Il n’avait nul besoin de tous ces micmacs pour se faire élire haut la main Président de la République, à l’issue de la Transition. Pour éviter que ce capital de popularité engrangée auprès des populations ne s’érode davantage au fil du temps, il serait impératif qu’il redresse le cap afin d’amorcer un retour apaisé du Gabon à l’ordre constitutionnel favorable à la démocratie, la paix, les investissements et à l’emploi.
Devant tout ce capharnaüm d’intrigues volontairement entretenu par certains nostalgiques de l’ordre ancien pour satisfaire leurs desseins inavoués, il serait logique que le Président de la Transition procède à des réajustements, un an après, afin d’éviter d’entacher ses ambitions, si ambitions il y a, à l’issue de la transition en cours.
Il lui appartient donc, tel un missile d’interception, de pousser à l’avant, tout en corrigeant constamment à droite et à gauche pour espérer atteindre sa cible, c’est-à-dire son but.
-Et si le président de la Transition ne change pas de paradigme, redoutez-vous le pire dans le pays ? c’est à dire que l’on en vienne encore, avant ou après la présidentielle prévue en Août 2025 conformément à la charte de la transition, à des tensions politiques ou encore à des crises post-électorales aux conséquences incalculables.
Les mêmes causes produisant les mêmes effets, il est à craindre, si des corrections brutales ne sont pas apportées à temps dans le processus de transition actuelle, que l’on en vienne encore, avant ou après la présidentielle prévue en août 2025, à des tensions politiques ou encore à des crises postélectorales.
Puis, de nouveau, à des dialogues ou concertations politiques pour ramener la sérénité dans le pays après les violences politiques prévisibles, que la tendance actuelle à reproduire précocement le modèle d’erreurs du pouvoir déchu, ne manquerait à générer.

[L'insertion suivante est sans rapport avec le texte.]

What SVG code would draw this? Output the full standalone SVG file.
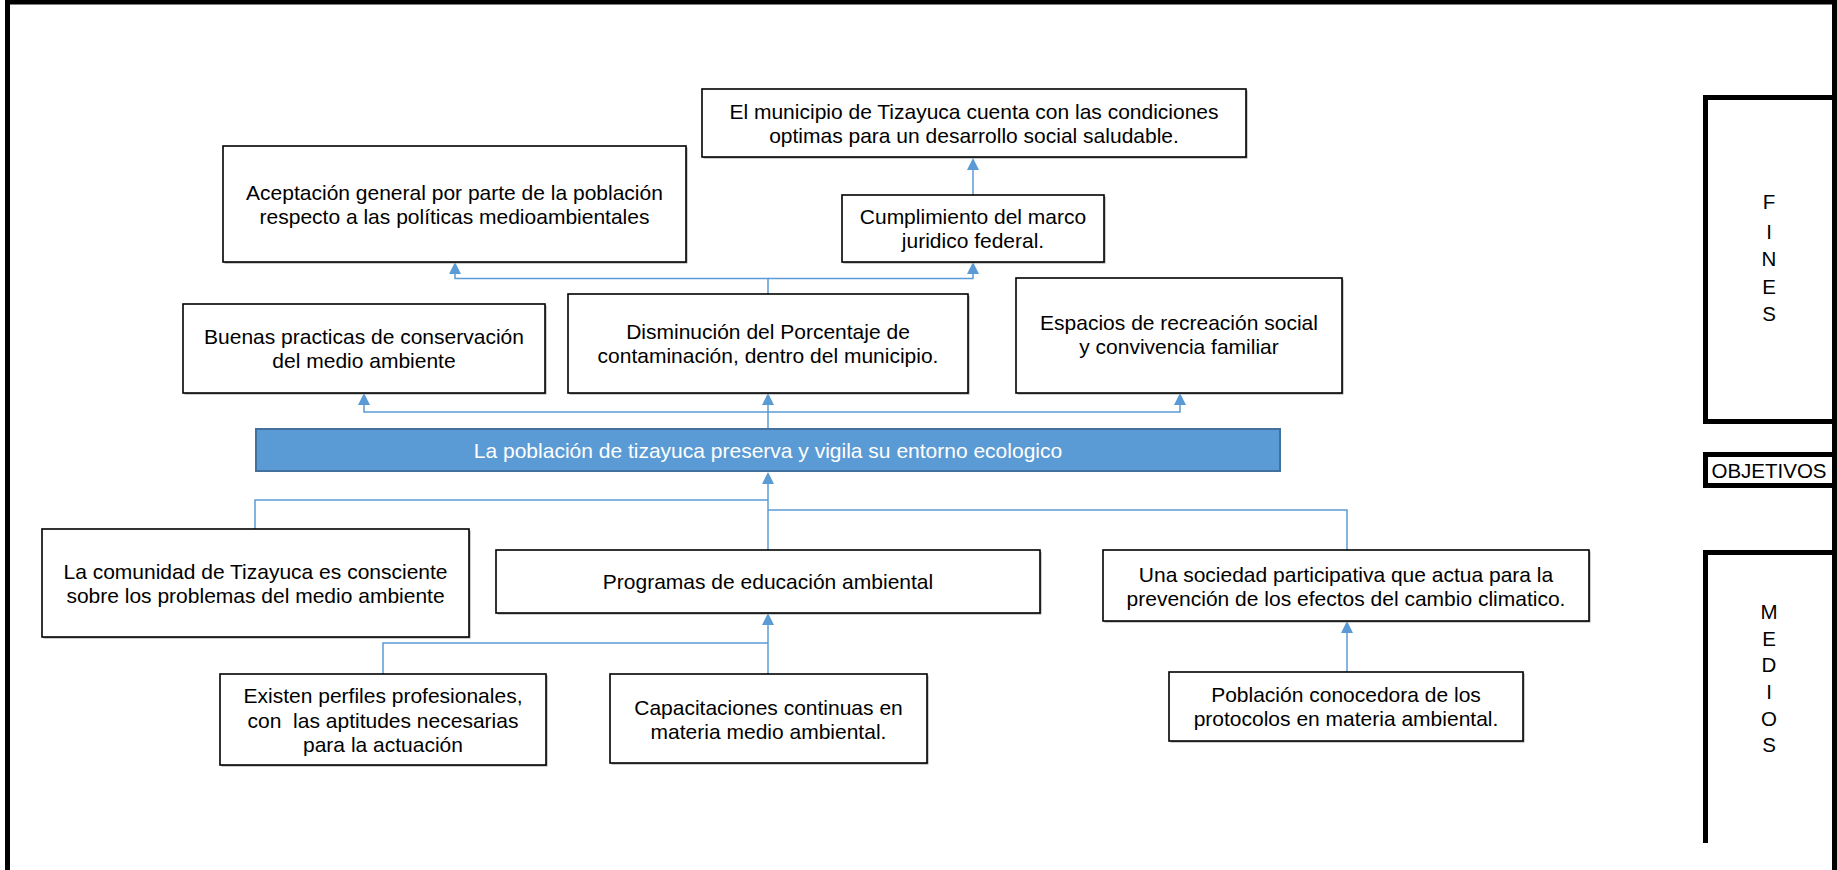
<svg xmlns="http://www.w3.org/2000/svg" width="1837" height="870" viewBox="0 0 1837 870">
<style>
  .box { fill: #ffffff; stroke: #000000; stroke-width: 1.6; }
  .sh { fill: #9a9a9a; }
  .t { font-family: "Liberation Sans", Arial, sans-serif; font-size: 21px; fill: #000000; text-anchor: middle; white-space: pre; }
  .tw { font-family: "Liberation Sans", Arial, sans-serif; font-size: 21px; fill: #ffffff; text-anchor: middle; }
  .side { font-family: "Liberation Sans", Arial, sans-serif; font-size: 20.5px; fill: #000000; text-anchor: middle; }
  .frame { fill: none; stroke: #000000; stroke-width: 5; }
  .conn { fill: none; stroke: #5B9BD5; stroke-width: 1.5; }
  .arr { marker-end: url(#ah); }
</style>
<defs>
  <marker id="ah" viewBox="0 0 12 12" refX="0" refY="6" markerWidth="12" markerHeight="12" markerUnits="userSpaceOnUse" orient="auto">
    <path d="M0,0 L12,6 L0,12 z" fill="#5B9BD5"/>
  </marker>
</defs>
<rect x="0" y="0" width="1837" height="870" fill="#ffffff"/>

<!-- outer frame -->
<g id="frame">
  <path class="frame" d="M7.5 870 V2 H1834.5 V870"/>
  <path class="frame" d="M1834.5 97.5 H1705.5 V421.5 H1834.5"/>
  <path class="frame" d="M1834.5 454.5 H1705.5 V485.5 H1834.5"/>
  <path class="frame" d="M1834.5 552.5 H1705.5 V843"/>
</g>

<g id="fines">
  <text class="side" x="1769" y="209">F</text>
  <text class="side" x="1769" y="239">I</text>
  <text class="side" x="1769" y="266">N</text>
  <text class="side" x="1769" y="294">E</text>
  <text class="side" x="1769" y="321">S</text>
</g>
<g id="objetivos">
  <text class="side" x="1769" y="478">OBJETIVOS</text>
</g>
<g id="medios">
  <text class="side" x="1769" y="619">M</text>
  <text class="side" x="1769" y="646">E</text>
  <text class="side" x="1769" y="672">D</text>
  <text class="side" x="1769" y="699">I</text>
  <text class="side" x="1769" y="726">O</text>
  <text class="side" x="1769" y="752">S</text>
</g>

<!-- connectors -->
<g id="connectors">
  <path class="conn arr" d="M973 195 V170"/>
  <path class="conn arr" d="M768 294 V278.5 H455 V274"/>
  <path class="conn arr" d="M768 278.5 H973 V274"/>
  <path class="conn arr" d="M768 429 V412 H364 V405"/>
  <path class="conn arr" d="M768 412 V405"/>
  <path class="conn arr" d="M768 412 H1180 V405"/>
  <path class="conn arr" d="M768 550 V484"/>
  <path class="conn" d="M255 529 V500 H768"/>
  <path class="conn" d="M1347 550 V510 H768"/>
  <path class="conn arr" d="M768 674 V625"/>
  <path class="conn" d="M383 674 V643 H768"/>
  <path class="conn arr" d="M1347 672 V633"/>
</g>

<g id="n-municipio">
  <rect class="sh" x="703.5" y="90.5" width="544" height="68"/>
  <rect class="box" x="702" y="89" width="544" height="68"/>
  <text class="t" x="974" y="119">El municipio de Tizayuca cuenta con las condiciones</text>
  <text class="t" x="974" y="143">optimas para un desarrollo social saludable.</text>
</g>
<g id="n-aceptacion">
  <rect class="sh" x="224.5" y="147.5" width="463" height="116"/>
  <rect class="box" x="223" y="146" width="463" height="116"/>
  <text class="t" x="454.5" y="200">Aceptación general por parte de la población</text>
  <text class="t" x="454.5" y="224">respecto a las políticas medioambientales</text>
</g>
<g id="n-cumplimiento">
  <rect class="sh" x="843.5" y="196.5" width="262" height="67"/>
  <rect class="box" x="842" y="195" width="262" height="67"/>
  <text class="t" x="973" y="224">Cumplimiento del marco</text>
  <text class="t" x="973" y="248">juridico federal.</text>
</g>
<g id="n-buenas">
  <rect class="sh" x="184.5" y="305.5" width="362" height="89"/>
  <rect class="box" x="183" y="304" width="362" height="89"/>
  <text class="t" x="364" y="344">Buenas practicas de conservación</text>
  <text class="t" x="364" y="368">del medio ambiente</text>
</g>
<g id="n-disminucion">
  <rect class="sh" x="569.5" y="295.5" width="400" height="99"/>
  <rect class="box" x="568" y="294" width="400" height="99"/>
  <text class="t" x="768" y="339">Disminución del Porcentaje de</text>
  <text class="t" x="768" y="363">contaminación, dentro del municipio.</text>
</g>
<g id="n-espacios">
  <rect class="sh" x="1017.5" y="279.5" width="326" height="115"/>
  <rect class="box" x="1016" y="278" width="326" height="115"/>
  <text class="t" x="1179" y="330">Espacios de recreación social</text>
  <text class="t" x="1179" y="354">y convivencia familiar</text>
</g>
<g id="n-central">
  <rect x="256" y="429" width="1024" height="42" fill="#5B9BD5" stroke="#41719C" stroke-width="2"/>
  <text class="tw" x="768" y="457.5">La población de tizayuca preserva y vigila su entorno ecologico</text>
</g>
<g id="n-comunidad">
  <rect class="sh" x="43.5" y="530.5" width="427" height="108"/>
  <rect class="box" x="42" y="529" width="427" height="108"/>
  <text class="t" x="255.5" y="579">La comunidad de Tizayuca es consciente</text>
  <text class="t" x="255.5" y="603">sobre los problemas del medio ambiente</text>
</g>
<g id="n-programas">
  <rect class="sh" x="497.5" y="551.5" width="544" height="63"/>
  <rect class="box" x="496" y="550" width="544" height="63"/>
  <text class="t" x="768" y="589">Programas de educación ambiental</text>
</g>
<g id="n-sociedad">
  <rect class="sh" x="1104.5" y="551.5" width="486" height="71"/>
  <rect class="box" x="1103" y="550" width="486" height="71"/>
  <text class="t" x="1346" y="582">Una sociedad participativa que actua para la</text>
  <text class="t" x="1346" y="606">prevención de los efectos del cambio climatico.</text>
</g>
<g id="n-existen">
  <rect class="sh" x="221.5" y="675.5" width="326" height="91"/>
  <rect class="box" x="220" y="674" width="326" height="91"/>
  <text class="t" x="383" y="703">Existen perfiles profesionales,</text>
  <text class="t" x="383" y="727.5">con  las aptitudes necesarias</text>
  <text class="t" x="383" y="752">para la actuación</text>
</g>
<g id="n-capacitaciones">
  <rect class="sh" x="611.5" y="675.5" width="317" height="89"/>
  <rect class="box" x="610" y="674" width="317" height="89"/>
  <text class="t" x="768.5" y="715">Capacitaciones continuas en</text>
  <text class="t" x="768.5" y="739">materia medio ambiental.</text>
</g>
<g id="n-poblacion">
  <rect class="sh" x="1170.5" y="673.5" width="354" height="69"/>
  <rect class="box" x="1169" y="672" width="354" height="69"/>
  <text class="t" x="1346" y="702">Población conocedora de los</text>
  <text class="t" x="1346" y="726">protocolos en materia ambiental.</text>
</g>
</svg>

-Avez-vous une dernière préoccupation?
Pour conclure mon propos, après cette période de mise en train, ponctuée par la célébration fastueuse de son premier anniversaire, s’il fallait en définitive donner une note à la transition actuelle, la note de 5/10, mention passable, serait la mieux indiquée. Au Président de la Transition et au CTRI à faire mieux!